As seen in Figure 8 and Figure 9, “Ours w/o Att and Dyn” learns a stable navigation strategy at approximately 6 million time steps, “Ours w/o Att” learns a stable navigation strategy at approximately 4 million time steps, and “Ours” learns a stable navigation strategy at approximately 3.5 million time steps, which shows that our method learns faster. As seen from Table 2, the average number of simulated steps and the average traveled distance can be improved by adding an LSTM-based dynamics model. Adding the attention-based image reconstruction model achieves the highest navigation success rate.

6. Conclusions

This paper proposes multiple self-supervised auxiliary tasks for DRL-based target-driven visual navigation. The LSTM-based dynamics auxiliary task utilizes the LSTM network to help the dynamics model better capture the complex patterns and structures in the input sequence, thus providing a more robust feature representation for the navigation task. The attention-based image reconstruction auxiliary task uses attention networks to reconstruct the target image from the observed image. By introducing the attention networks, the model can pay more attention to the critical regions in the navigation task while generating the scene map, making it easier for the navigation agent to understand the scene and thus make more accurate decisions.
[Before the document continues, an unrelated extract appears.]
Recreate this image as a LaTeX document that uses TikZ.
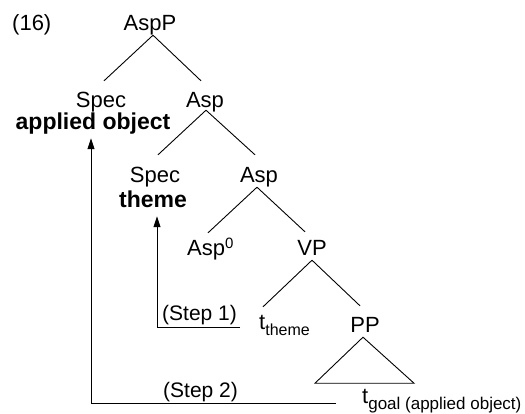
\documentclass[tikz,border=0pt]{standalone}
\usepackage{fontspec}
\setmainfont{Liberation Sans}
\usetikzlibrary{calc,arrows.meta}
\tikzset{
  cat/.style={font=\fontsize{22}{26}\selectfont, inner sep=0pt, text height=16pt, text depth=4.5pt, anchor=base},
  boldlab/.style={font=\fontsize{23}{26}\selectfont\bfseries, inner sep=0pt, text height=15pt, text depth=5pt, anchor=base},
  steplab/.style={font=\fontsize{21}{24}\selectfont, inner sep=0pt, anchor=base west},
  branch/.style={line width=0.9pt},
  move/.style={line width=0.9pt, -{Triangle[length=11pt,width=7pt]}}
}
\newcommand{\subtxt}[2]{\raisebox{-6pt}{\fontsize{#1}{#1}\selectfont #2}}
\begin{document}
\begin{tikzpicture}[x=1pt,y=-1pt]
\useasboundingbox (0,0) rectangle (525,413);
% labels
\node[cat, anchor=base west] (num) at (12,30) {(16)};
\node[cat] (aspP) at (150,30) {AspP};
\node[cat] (spec1) at (101,107) {Spec};
\node[boldlab] (appobj) at (93,129) {applied object};
\node[cat] (asp1) at (205,107) {Asp};
\node[cat] (spec2) at (155,182) {Spec};
\node[boldlab] (theme) at (153,207) {theme};
\node[cat] (asp2) at (259,182) {Asp};
\node[cat, anchor=base west] (asp0) at (187,255) {Asp\raisebox{7pt}{\fontsize{15}{15}\selectfont 0}};
\node[cat] (vp) at (312,255) {VP};
\node[cat, anchor=base west] (ttheme) at (259,329) {t\subtxt{16}{theme}};
\node[cat] (pp) at (365,332) {PP};
\node[cat, anchor=base west] (tgoal) at (362,403.5) {t\subtxt{17}{goal (applied object)}};
\node[steplab] (step1) at (162,320) {(Step 1)};
\node[steplab] (step2) at (163,397) {(Step 2)};
% branches
\draw[branch] ($(aspP.south)+(3,0.5)$) -- ($(spec1.north)+(3,-10)$);
\draw[branch] ($(aspP.south)+(3,0.5)$) -- ($(asp1.north)+(-4,-10)$);
\draw[branch] ($(asp1.south)+(1,-1.5)$) -- ($(spec2.north)+(3,-11)$);
\draw[branch] ($(asp1.south)+(1,-1.5)$) -- ($(asp2.north)+(-4,-11)$);
\draw[branch] ($(asp2.south)+(-2,0.5)$) -- ($(asp0.north west)+(21,-6)$);
\draw[branch] ($(asp2.south)+(-2,0.5)$) -- ($(vp.north)+(-7,-7)$);
\draw[branch] ($(vp.south)+(0,0.5)$) -- ($(ttheme.north west)+(4,-6)$);
\draw[branch] ($(vp.south)+(0,0.5)$) -- ($(pp.north)+(-5,-10)$);
\draw[branch, line join=miter] ($(pp.south)+(-2,0.5)$) -- ++(-48,46) -- ++(99,0) -- cycle;
% movement arrows
\draw[move] ($(ttheme.base west)+(-19,-2)$) -| ($(theme.south)+(4,4)$);
\draw[move] ($(tgoal.base west)+(-26,-0.5)$) -| ($(appobj.south)+(-2,4)$);
\end{tikzpicture}
\end{document}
Experimental results on the simulator and real-world image datasets show that the method proposed in this paper outperforms the robust baseline algorithms.

Further research can be conducted based on this paper. Since the usefulness of auxiliary tasks may change during the learning process, the adaptive adjustment of the weights of multiple self-supervised auxiliary tasks can be considered so that the auxiliary tasks can help the performance of the navigation task the most. We can also consider deploying our model on a real robot.